O risco de Marcelo

Ao insistir na insistência, passe o pleonasmo, o Presidente corre o risco de a corda se partir, tropeçar nos próprios passos e acabar por cair no vazio do descrédito.

Tornou-se explícita a nova atitude do Presidente da República de exercer pressão sobre o primeiro-ministro em público através da comunicação social como forma de mostrar que condiciona a sua acção e que exige resposta rápida aos acontecimentos e problemas do país. Fá-lo num duplo movimento: enquanto tira espaço de iniciativa ao Governo, aumenta os seus índices de popularidade perante os portugueses. O expoente máximo deste modo como Marcelo Rebelo de Sousa está a transformar o exercício da magistratura de influência, levando-o a novas formas até agora inéditas, surgiu esta semana em torno da indemnização das vítimas de Pedrógão Grande, do roubo de Tancos e do surto de Legionella.

Lembremos o filme dos acontecimentos. Segunda-feira à noite, o Presidente torna pública a decisão de aprovar o diploma do Governo que estabeleceu a indemnização das famílias das vítimas mortais nos incêndios de 17 de Junho. Na fundamentação da sua aprovação, Marcelo referiu a urgência da entrada em vigor. Mas, dando o passo em frente, aproveitou “para convidar o legislador, ou o regulamentador, a eventual reapreciação da matéria, em especial na parte respeitante aos feridos graves” – repetindo, aliás, uma ideia por si defendida antes dos incêndios de Outubro. Na terça-feira, é a vez de o primeiro-ministro, António Costa, ceder: “A nossa intenção é alargar esse mecanismo aos feridos graves.” Uma resposta imediatamente saudada pelo Presidente.

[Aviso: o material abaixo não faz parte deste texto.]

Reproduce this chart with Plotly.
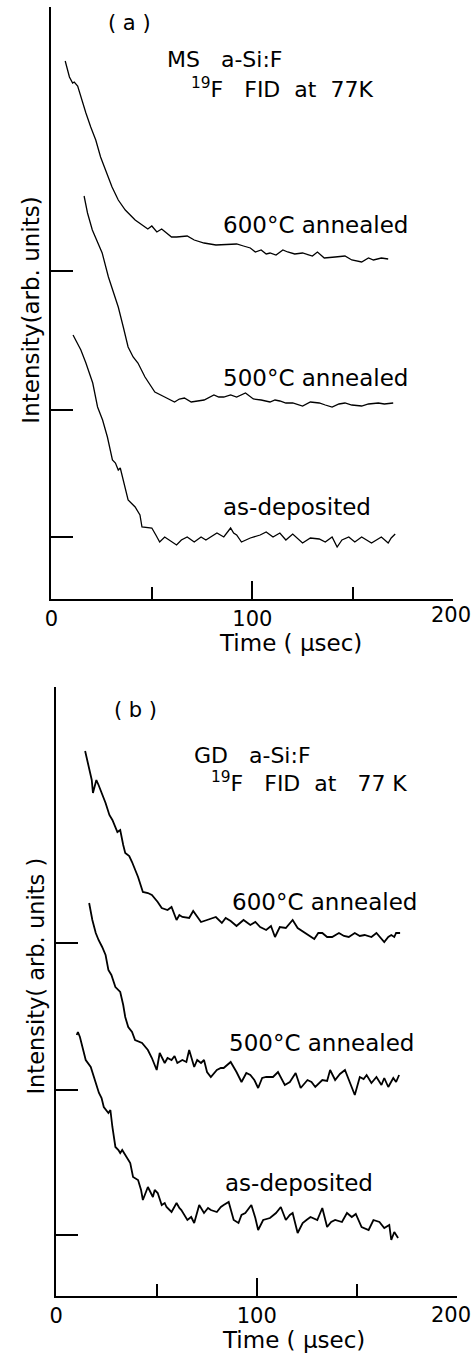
import plotly.graph_objects as go

# ---------------- Panel (a): MS a-Si:F ----------------
a600_t = [6.9, 9.0, 10.6, 11.4, 13.1, 14.7, 17.2, 19.6, 22.1, 24.5, 27.0, 30.2, 33.3, 36.8, 41.7, 45.1,
          48.0, 50.0, 52.5, 54.9, 59.8, 62.3, 67.6, 71.1, 76.0, 81.9, 92.2, 95.6, 99.0, 101.5, 104.4,
          106.9, 108.8, 111.8, 115.2, 117.6, 121.1, 125.0, 129.9, 132.4, 135.8, 141.2, 146.1, 149.5,
          154.4, 157.8, 160.3, 164.2, 167.6]
a600_s = [21.0, 19.4, 18.8, 18.9, 18.5, 17.4, 15.8, 14.4, 13.1, 11.4, 10.1, 8.4, 7.1, 6.1, 5.1, 4.6,
          4.2, 4.5, 3.9, 4.2, 3.4, 3.4, 3.5, 3.1, 2.8, 2.6, 2.7, 2.5, 2.3, 1.9, 2.1,
          1.7, 1.8, 1.6, 2.1, 1.9, 1.7, 1.8, 1.5, 1.9, 1.3, 1.4, 1.5, 1.1,
          0.9, 1.3, 1.1, 1.3, 1.2]

a500_t = [16.3, 18.0, 20.4, 23.0, 25.3, 28.4, 30.9, 33.3, 35.8, 38.2, 40.7, 43.1, 46.6, 51.5, 56.4,
          61.3, 63.7, 66.2, 69.6, 72.5, 76.0, 80.9, 83.3, 85.8, 89.2, 92.2, 96.6, 100.5, 104.4, 108.8,
          111.3, 113.7, 116.7, 120.1, 125.0, 128.9, 133.3, 136.3, 139.7, 143.1, 146.1, 149.5, 154.4,
          157.8, 162.7, 165.7, 170.1]
a500_s = [21.4, 19.7, 18.0, 16.7, 15.7, 13.3, 11.8, 10.3, 8.3, 6.3, 5.3, 4.7, 3.3, 1.8, 1.3,
          0.8, 1.1, 1.2, 0.8, 0.9, 1.0, 1.5, 1.3, 1.3, 1.5, 1.3, 1.7, 1.1, 1.0, 0.8,
          1.0, 0.9, 0.7, 0.7, 0.4, 0.8, 0.7, 0.5, 0.3, 0.6, 0.7, 0.5, 0.4,
          0.6, 0.7, 0.6, 0.7]

aasd_t = [10.8, 13.1, 14.7, 17.2, 20.6, 23.0, 25.5, 27.9, 30.4, 31.9, 33.3, 34.3, 35.3, 38.2, 41.7,
          44.1, 45.1, 50.0, 52.0, 53.9, 56.4, 59.8, 62.3, 64.7, 67.6, 71.1, 74.5, 76.9, 79.4, 82.4,
          85.8, 88.2, 89.2, 90.7, 92.2, 94.6, 99.0, 103.9, 106.9, 110.3, 113.7, 116.7, 120.1, 125.0,
          128.9, 133.3, 136.3, 139.7, 142.2, 144.6, 148.0, 151.0, 154.4, 159.3, 164.2, 167.6, 169.1,
          171.1]
aasd_s = [20.2, 19.4, 18.7, 17.4, 15.4, 13.0, 11.7, 10.0, 7.7, 7.4, 6.7, 6.9, 6.0, 3.7, 3.0,
          2.2, 1.0, 0.9, 0.2, -0.5, 0.0, -0.5, -0.8, -0.3, 0.0, -0.5, 0.0, -0.3, 0.0, 0.4,
          0.0, 0.7, 0.9, 0.4, 0.2, -0.5, -0.1, 0.2, 0.5, 0.0, 0.4, -0.3, 0.3, -0.6,
          -0.1, -0.2, -0.5, 0.0, -1.0, -0.3, 0.0, -0.5, 0.0, -0.6, 0.0, -0.6, -0.1,
          0.3]

a_offsets = [32.8, 18.9, 6.2]   # baseline of 600°C, 500°C, as-deposited

# ---------------- Panel (b): GD a-Si:F ----------------
b600_t = [14.4, 16.4, 17.7, 18.3, 20.0, 21.1, 22.1, 24.6, 26.5, 28.0, 30.5, 31.9, 33.4, 34.4, 36.4,
          37.8, 40.8, 43.2, 45.7, 47.7, 50.6, 52.6, 55.5, 57.5, 60.0, 61.4, 62.9, 66.3, 68.3, 69.8,
          72.2, 75.2, 79.6, 82.6, 84.5, 87.0, 89.9, 93.4, 96.8, 99.3, 101.7, 104.7, 107.1, 109.1,
          111.5, 114.5, 117.9, 120.4, 124.3, 128.7, 130.7, 132.7, 135.1, 137.6, 141.0, 143.5, 145.9,
          148.9, 151.4, 153.8, 157.2, 159.7, 163.6, 165.6, 167.1, 168.6, 169.5, 171.5]
b600_s = [19.2, 17.6, 16.3, 15.0, 16.3, 15.8, 15.3, 14.0, 12.8, 12.3, 11.1, 11.3, 9.8, 9.0, 8.7,
          8.1, 6.6, 5.1, 5.0, 4.8, 4.1, 3.5, 3.3, 3.6, 2.3, 2.8, 2.6, 2.5, 3.2, 2.8,
          2.1, 2.3, 2.6, 2.0, 2.5, 2.2, 1.7, 2.3, 1.8, 2.1, 1.6, 1.3, 1.7, 0.6,
          1.6, 1.5, 2.3, 1.5, 1.0, 0.4, 1.0, 1.0, 0.6, 0.6, 1.0, 0.7, 0.6,
          1.0, 0.7, 0.8, 0.6, 1.0, 0.1, 0.6, 0.8, 0.6, 1.0, 1.0]

b500_t = [16.4, 18.0, 19.7, 21.1, 22.9, 24.6, 26.0, 27.5, 29.5, 31.9, 33.4, 34.4, 35.9, 37.8, 39.3,
          42.8, 45.7, 47.7, 50.1, 51.6, 54.1, 55.5, 57.5, 59.0, 60.4, 62.9, 64.9, 66.3, 68.8, 70.3,
          72.2, 73.7, 75.2, 77.1, 80.1, 82.1, 83.5, 87.0, 89.9, 92.4, 94.8, 96.8, 98.8, 100.7, 102.7,
          104.7, 108.1, 110.6, 114.0, 116.5, 119.4, 121.9, 125.3, 127.3, 129.2, 132.7, 135.1, 136.6,
          139.1, 141.5, 144.0, 145.9, 147.4, 148.9, 151.4, 153.3, 154.8, 157.2, 159.7, 162.2, 163.6,
          165.6, 168.1, 169.5, 171.0]
b500_s = [18.7, 17.0, 15.7, 15.0, 14.3, 13.5, 12.0, 11.5, 10.3, 9.8, 8.5, 7.3, 6.3, 5.8, 5.0,
          4.7, 4.0, 3.2, 2.0, 3.7, 2.7, 3.2, 3.0, 3.4, 2.7, 3.0, 2.8, 4.0, 2.3, 3.0,
          2.7, 3.0, 1.8, 1.3, 2.0, 2.2, 2.2, 2.8, 1.8, 0.8, 1.7, 1.5, 1.0, 0.2, 1.2,
          1.3, 1.3, 1.8, 0.5, 0.8, 1.7, 0.2, 1.0, 0.8, 0.3, 1.0, 0.9, 2.0,
          1.0, 1.6, 2.0, 1.0, 0.2, -0.5, 1.3, 1.1, 1.5, 0.7, 1.3, 0.5, 1.2,
          0.3, 1.2, 0.8, 1.5]

basd_t = [10.2, 10.8, 11.8, 13.1, 14.7, 17.2, 18.8, 19.7, 21.3, 22.6, 23.7, 26.0, 27.0, 28.0, 29.5,
          31.0, 31.9, 32.9, 34.4, 36.9, 38.3, 40.8, 42.3, 43.2, 45.7, 48.2, 49.1, 50.6, 52.6, 54.1,
          55.0, 57.5, 60.0, 61.4, 62.4, 65.4, 67.3, 68.8, 71.3, 73.7, 75.7, 77.1, 80.1, 82.1, 83.5,
          86.0, 88.5, 90.9, 92.4, 94.3, 97.3, 99.3, 100.7, 103.2, 106.6, 109.6, 112.0, 114.5, 116.5,
          117.9, 120.4, 122.9, 124.8, 126.8, 130.2, 132.7, 135.1, 137.1, 139.1, 142.5, 145.0, 147.4,
          149.4, 150.9, 152.3, 155.8, 158.2, 161.2, 163.6, 166.1, 167.1, 168.6, 170.5]
basd_s = [20.0, 20.3, 19.8, 18.8, 17.5, 16.8, 15.8, 15.2, 14.2, 13.7, 12.8, 12.2, 12.5, 10.8, 8.8,
          8.5, 8.2, 8.5, 8.0, 7.2, 5.8, 5.5, 4.5, 3.5, 4.8, 3.8, 4.5, 4.2, 3.0, 3.2,
          2.8, 2.3, 3.2, 2.7, 2.5, 1.5, 1.8, 1.2, 3.0, 2.2, 2.7, 2.5, 2.3, 2.8, 3.0,
          3.3, 1.5, 1.2, 2.0, 2.2, 3.0, 1.7, 0.5, 1.5, 1.7, 2.2, 2.8, 1.5, 2.0,
          2.2, 0.2, 1.2, 1.5, 1.8, 1.5, 2.7, 0.8, 1.3, 1.5, 1.3, 2.2, 1.8,
          2.1, 1.5, 0.8, 0.5, 1.5, 1.3, 0.7, 1.0, -0.5, 0.3, -0.3]

b_offsets = [35.3, 20.6, 6.1]

curve_labels = ["600°C annealed", "500°C annealed", "as-deposited"]
x_ticks = [0, 100, 200]
x_ticktext = ["0", "100", ""]      # "200" drawn as a right-aligned label at the page edge
x_last_label = "200"
x_minor = [50, 150]

FONT = "DejaVu Sans"
fig = go.Figure()

def add_curves(ts, ss, offs, xa, ya, width):
    for t, s, o in zip(ts, ss, offs):
        fig.add_trace(go.Scatter(x=t, y=[o + v for v in s], mode="lines",
                                 line=dict(color="black", width=width),
                                 xaxis=xa, yaxis=ya, showlegend=False, hoverinfo="skip"))

add_curves([a600_t, a500_t, aasd_t], [a600_s, a500_s, aasd_s], a_offsets, "x", "y", 1.3)
add_curves([b600_t, b500_t, basd_t], [b600_s, b500_s, basd_s], b_offsets, "x2", "y2", 1.8)

xcommon = dict(range=[0, 200], showgrid=False, zeroline=False, showline=True, linecolor="black",
               linewidth=2, ticks="inside", tickmode="array", tickvals=x_ticks,
               ticktext=x_ticktext, ticklen=18, tickwidth=2, tickcolor="black",
               minor=dict(tickmode="array", tickvals=x_minor, ticks="inside", ticklen=12,
                          tickwidth=2, tickcolor="black"),
               tickfont=dict(family=FONT, size=21, color="black"), fixedrange=True)
ycommon = dict(showgrid=False, zeroline=False, showline=True, linecolor="black", linewidth=2,
               ticks="inside", ticklen=22, tickwidth=1.5, tickcolor="black",
               showticklabels=False, tickmode="array", fixedrange=True)

fig.update_layout(
    width=473, height=1353, margin=dict(l=0, r=0, t=0, b=0),
    paper_bgcolor="white", plot_bgcolor="white",
    xaxis=dict(domain=[45/473, 453/473], anchor="y", **xcommon),
    yaxis=dict(domain=[(1353-599)/1353, (1353-7)/1353], anchor="x", range=[0, 59.2],
               tickvals=a_offsets, **ycommon),
    xaxis2=dict(domain=[50/473, 457/473], anchor="y2", **xcommon),
    yaxis2=dict(domain=[(1353-1296)/1353, (1353-687)/1353], anchor="x2", range=[0, 60.9],
                tickvals=b_offsets, **ycommon),
)

ann = []
def txt(text, x, y, xref, yref, size=23, xanchor="left", angle=0):
    ann.append(dict(text=text, x=x, y=y, xref=xref, yref=yref, showarrow=False,
                    xanchor=xanchor, yanchor="middle", textangle=angle,
                    font=dict(family=FONT, size=size, color="black")))

# panel (a)
txt("( a )", 27, 57.6, "x", "y", size=21)
txt("MS   a-Si:F", 56.4, 53.9, "x", "y", size=22)
txt("<sup>19</sup>F   FID  at  77K", 68.6, 51.1, "x", "y", size=22)
txt(curve_labels[0], 84.3, 37.4, "x", "y")
txt(curve_labels[1], 84.3, 22.1, "x", "y")
txt(curve_labels[2], 84.3, 9.2, "x", "y")
txt(x_last_label, 1.0, (1353-615)/1353, "paper", "paper", size=21, xanchor="right")
txt("Time ( μsec)", 288/473, (1353-643)/1353, "paper", "paper", size=23, xanchor="center")
txt("Intensity(arb. units)", 24/473, (1353-310)/1353, "paper", "paper", size=23,
    xanchor="center", angle=-90)

# panel (b)
txt("( b )", 28, 58.6, "x2", "y2", size=21)
txt("GD   a-Si:F", 67.8, 54.1, "x2", "y2", size=22)
txt("<sup>19</sup>F   FID  at   77 K", 76.2, 51.4, "x2", "y2", size=22)
txt(curve_labels[0], 86.5, 39.4, "x2", "y2")
txt(curve_labels[1], 85.0, 25.3, "x2", "y2")
txt(curve_labels[2], 83.0, 11.3, "x2", "y2")
txt(x_last_label, 1.0, (1353-1315)/1353, "paper", "paper", size=21, xanchor="right")
txt("Time ( μsec)", 291/473, (1353-1340)/1353, "paper", "paper", size=23, xanchor="center")
txt("Intensity( arb. units )", 29/473, (1353-976)/1353, "paper", "paper", size=22.5,
    xanchor="center", angle=-90)

fig.update_layout(annotations=ann)
fig.write_html("out.html")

Decidido a não aliviar a pressão, na terça-feira Marcelo já tinha insistido em relação a Tancos e à Legionella. Elogiando o pedido de desculpas do ministro da Saúde, Marcelo defendeu ser “fundamental para tudo, quando há da parte de entidades públicas alguma coisa que falha, depois haver relatórios que apurem as responsabilidades”. E, não desarmando, lembrou o roubo das armas e munições do Exército para afirmar a sua convicção em que “há-de aparecer no final também, no caso de Tancos, quer a nível interno, quer a nível da investigação do Ministério Público, o apuramento daquilo que se passou”. Logo no dia a seguir, quarta-feira, voltou a estes dois temas e garantiu: “O Presidente da República não vai imiscuir-se naquilo que é a tramitação das investigações para que se não diga que está a criar qualquer empecilho ou qualquer limite. Simplesmente não se esquece. O Presidente da República tem uma memória de elefante, ele não se esquece.”

A nova forma de exercer os poderes do Presidente da República – ganhando um protagonismo inédito no regime semipresidencialista português – iniciou-se a 17 de Outubro através de uma comunicação ao país transmitida pelas televisões. Esta inovação foi por mim salientada a 21 de Outubro neste espaço, ao escrever que Marcelo, pelo modo e pelo conteúdo da comunicação ao país, “redesenhou o exercício dos poderes constitucionais do Presidente em Portugal. E afirmou-se como a válvula de segurança do regime e do sistema político – mostrou o que é ocupar o primeiro órgão de soberania”.

É certo que a importância da atitude assumida pelo Presidente no desempenho do seu mandato é facilitada pela existência de um governo de minoria e particularmente fragilizado neste momento. Mas ao exercer pressão sobre o Governo com muita regularidade, através de declarações à comunicação social – e não apenas no recato dos bastidores onde decorrem as conversas com o primeiro-ministro –, Marcelo está a esticar a corda da interpretação dos poderes constitucionais. Ao insistir na insistência, passe o pleonasmo, o Presidente corre o risco de a corda se partir, tropeçar nos próprios passos e acabar por cair no vazio do descrédito.

É que mesmo no actual momento de fragilidade do Governo pode dar-se o caso de o primeiro-ministro decidir não acatar as ordens do Presidente. E então, se subir o tom de confronto, o que fará Marcelo? Usará um de outros dois poderes constitucionais que assistem ao Presidente da República? Irá ao ponto de demitir o primeiro-ministro ou de dissolver a Assembleia da República?